I spent countless hours sharing the journey with him on and off the field. I witnessed first-hand the day-to-day grind with trainers and coaches, teams and teammates, championships and heartaches.
I learned that to maximize their potential in sports, people must have high character and integrity, be exceptional athletes, and be players with elite sport skills. This journey requires an extraordinary commitment, dedication, and perseverance in the classroom, in the gym, and on the field.
If mentored properly, a player learns many life lessons within the game that should translate beyond the game. Sadly, more often than not, they do not. Why? The primary reason today is the pursuit of athletic excellence is most-often a singular obsession.
American society is obsessed with sports. Parents are seduced into club ball, travel ball, and leveling-up their player to win medals and championships erroneously assuming that good teams require good players and coaching, and trophies in sports will lead to success in life. The truth is an appearance in a SportsCenter highlight is a one-off, not a predictor of success.
In fact, the American obsession and glorification of sports is so intense that many athletes cannot replicate that feeling of excitement in any part of their life outside of sports and after their competitive sport life is done.
Many coaches use winning as the measure of all success, present and future. Winning may ensure longevity at their job, but it does not ensure happiness and contentment for their players after their playing days are over. Furthermore, these coaches wrongly assume that all important life-lessons can be learned by inference from competing in the sport. They fail to proactively program life lessons into every training and practice session. And too many coaches and athletic trainers only require their players be dedicated to the sport, not to a balanced life. They simply run their athletes and players through their system of metrics and analytics with no regard for the players’ lives outside of the sport.
Another basic contributing factor is there are only so many hours in a day. Coaches, teams, and leagues require that, to be elite, you must practice and play both in-season and in the off-season. Many times this means a player must play on multiple teams in one sport in-season and play and train for multiple sports simultaneously year-round. How many elite athletes during their high school years hold multiple jobs which require 20 hours a week for, at least, several months?

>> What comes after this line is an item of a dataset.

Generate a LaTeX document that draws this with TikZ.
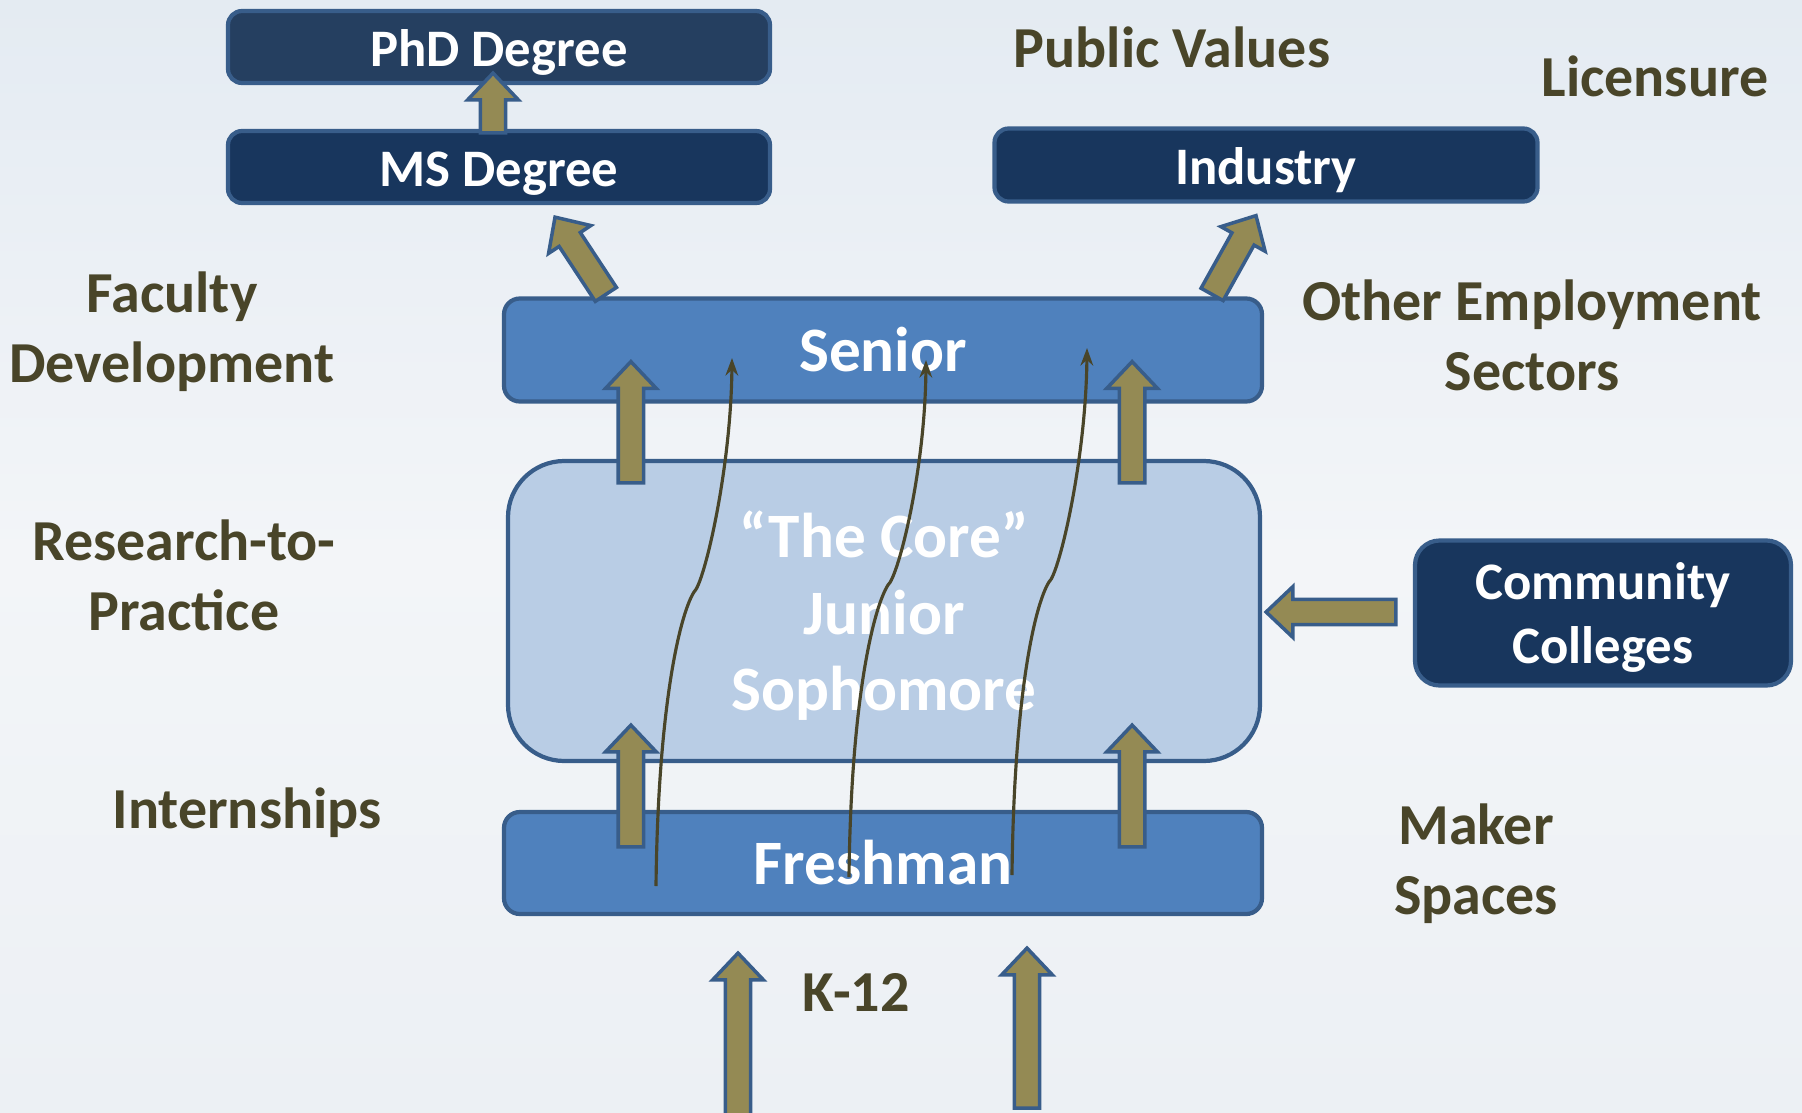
\documentclass[tikz,border=0pt]{standalone}
\usepackage{fontspec}
\setmainfont{Carlito}
\usepackage{tikz}
\usetikzlibrary{
    arrows.meta,
    calc,
    positioning
}
\definecolor{skytop}{RGB}{228, 235, 242}
\definecolor{skymid}{RGB}{243, 245, 248}
\definecolor{skybottom}{RGB}{236, 240, 244}
\definecolor{phdnavy}{RGB}{37, 63, 96}
\definecolor{navy}{RGB}{24, 54, 93}
\definecolor{boxframe}{RGB}{56, 93, 138}
\definecolor{yearblue}{RGB}{79, 129, 189}
\definecolor{corelight}{RGB}{185, 205, 229}
\definecolor{olivearrow}{RGB}{148, 138, 84}
\definecolor{olivetext}{RGB}{73, 69, 41}
\tikzstyle{darkbox} = [
    rectangle,
    rounded corners=4pt,
    draw=boxframe,
    line width=1.2pt,
    fill=navy,
    text=white,
    align=center,
    font=\fontsize{15}{18}\selectfont\bfseries
]
\tikzstyle{oneline} = [
    text height=11.8pt,
    text depth=0.8pt
]
\tikzstyle{yearbox} = [
    rectangle,
    rounded corners=4.5pt,
    draw=boxframe,
    line width=1.2pt,
    fill=yearblue,
    text=white,
    align=center,
    font=\fontsize{18}{21.6}\selectfont\bfseries
]
\tikzstyle{sidetext} = [
    text=olivetext,
    align=center,
    font=\fontsize{16.5}{19.9}\selectfont\bfseries
]
\tikzstyle{fat} = [
    draw=boxframe,
    fill=olivearrow,
    line width=1pt
]
\tikzstyle{flow} = [
    draw=olivetext,
    line width=0.9pt,
    -{Stealth[length=5pt,width=3.6pt]}
]
% block arrow from #1 (tail) to #2 (tip)
\newcommand{\fatarrow}[2]{%
    \draw[fat] let \p1=(#1), \p2=(#2),
        \n1={atan2(\y2-\y1,\x2-\x1)}, \n2={veclen(\x2-\x1,\y2-\y1)} in
        [shift={(\p1)}, rotate=\n1]
        (0pt,-3.6pt) -- (\n2-7.6pt,-3.6pt) -- (\n2-7.6pt,-7.2pt) -- (\n2,0pt)
        -- (\n2-7.6pt,7.2pt) -- (\n2-7.6pt,3.6pt) -- (0pt,3.6pt) -- cycle;}

\begin{document}
\begin{tikzpicture}[x=0.1mm, y=-0.1mm]
    % Sky
    \path[use as bounding box, top color=skytop, bottom color=skybottom, middle color=skymid]
        (0,0) rectangle (1802,1113);

    % Degrees and industry
    \node[darkbox, oneline, fill=phdnavy, minimum width=54.2mm, minimum height=7.2mm] (phd) at (499,47) {PhD Degree};
    \node[darkbox, oneline, minimum width=54.2mm, minimum height=7.2mm] (ms) at (499,167) {MS Degree};
    \node[darkbox, oneline, minimum width=54.3mm, minimum height=7.3mm] (industry) at (1266,165) {Industry};

    % Years
    \node[yearbox, minimum width=75.8mm, minimum height=10.3mm] (senior) at (883,350) {Senior};
    \node[yearbox, fill=corelight, rounded corners=16pt, minimum width=75.2mm, minimum height=30.0mm,
        text depth=0pt, font=\fontsize{18}{21.8}\selectfont\bfseries] (core) at (884,611) {“The Core”\\Junior\\Sophomore};
    \node[yearbox, minimum width=75.8mm, minimum height=10.2mm] (freshman) at (883,863) {Freshman};

    % Community colleges
    \node[darkbox, rounded corners=7pt, text depth=0pt, minimum width=37.6mm, minimum height=14.5mm] (cc) at (1603,613) {Community\\Colleges};

    % Side labels
    \node[sidetext] (public) at (1172,47) {Public Values};
    \node[sidetext] (licensure) at (1655,76) {Licensure};
    \node[sidetext] (faculty) at (172,332) {Faculty\\Development};
    \node[sidetext] (other) at (1532,335) {Other Employment\\Sectors};
    \node[sidetext] (research) at (184,575) {Research-to-\\Practice};
    \node[sidetext] (intern) at (247,813) {Internships};
    \node[sidetext] (maker) at (1476,864) {Maker\\Spaces};
    \node[sidetext] (k12) at (856,992) {K-12};

    % Block arrows
    \coordinate (k12left) at (738,1120);
    \coordinate (k12right) at (1027,1108);
    \fatarrow{$(ms.north)+(-6,4)$}{$(phd.south)+(-6,-12)$}
    \fatarrow{$(senior.north west)+(104,-2)$}{$(ms.south)+(56,12)$}
    \fatarrow{$(senior.north east)+(-52,-2)$}{$(industry.south)+(-10,12)$}
    \fatarrow{$(core.north west)+(125,24)$}{$(senior.south west)+(129,-42)$}
    \fatarrow{$(core.north east)+(-130,24)$}{$(senior.south east)+(-132,-42)$}
    \fatarrow{$(freshman.north west)+(129,37)$}{$(core.south west)+(125,-38)$}
    \fatarrow{$(freshman.north east)+(-132,37)$}{$(core.south east)+(-130,-38)$}
    \fatarrow{k12left}{$(freshman.south)+(-145,37)$}
    \fatarrow{k12right}{$(freshman.south)+(144,32)$}
    \fatarrow{$(cc.west)+(-17,-1)$}{$(core.east)+(4,1)$}

    % Student paths
    \coordinate (a1) at (656,886); \coordinate (k1) at (694,592); \coordinate (t1) at (732,358);
    \coordinate (a2) at (849,877); \coordinate (k2) at (888,585); \coordinate (t2) at (926,360);
    \coordinate (a3) at (1012,875); \coordinate (k3) at (1049,582); \coordinate (t3) at (1087,348);
    \draw[flow] (a1) .. controls +(2,-180) and +(-14,22) .. (k1) .. controls +(10,-8) and +(-1,112) .. (t1);
    \draw[flow] (a2) .. controls +(2,-180) and +(-14,22) .. (k2) .. controls +(10,-8) and +(-1,112) .. (t2);
    \draw[flow] (a3) .. controls +(2,-180) and +(-14,22) .. (k3) .. controls +(10,-8) and +(-1,112) .. (t3);
\end{tikzpicture}
\end{document}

The American education system fails to prepare student-athletes for real world opportunities. For most students, a liberal arts education in most school districts today requires way too many hours studying math and science and, for all students, way too few hours training specific work skills and gaining experience. High school students are rushed off to college with little or no idea of a process to choose a career and a crippling assumption that all colleges are equally capable of preparing all students in every major for living-wage, self-actualizing jobs in the real world.
Most tragically, student-athletes make the mistake of choosing a college based on whether they can play their sport there and not whether they can get the best education for their career at the college. The day after graduation, those athletes have, at best, some fun memories of being a part of a sports team, but the piece of paper they received during the graduation ceremony gives them no pathway to a meaningful and fulfilling career they are passionate about.
My friend was one of those good people who achieved greatness as an athlete, but was seduced into believing that his success on the field would ensure the same happiness and success once his playing days were done. For him, just like millions of other athletes, it did not.
We, as coaches, leagues, schools, and society owed him and all those who follow him, better.
Every day, we must proactively prepare our players to fill the void.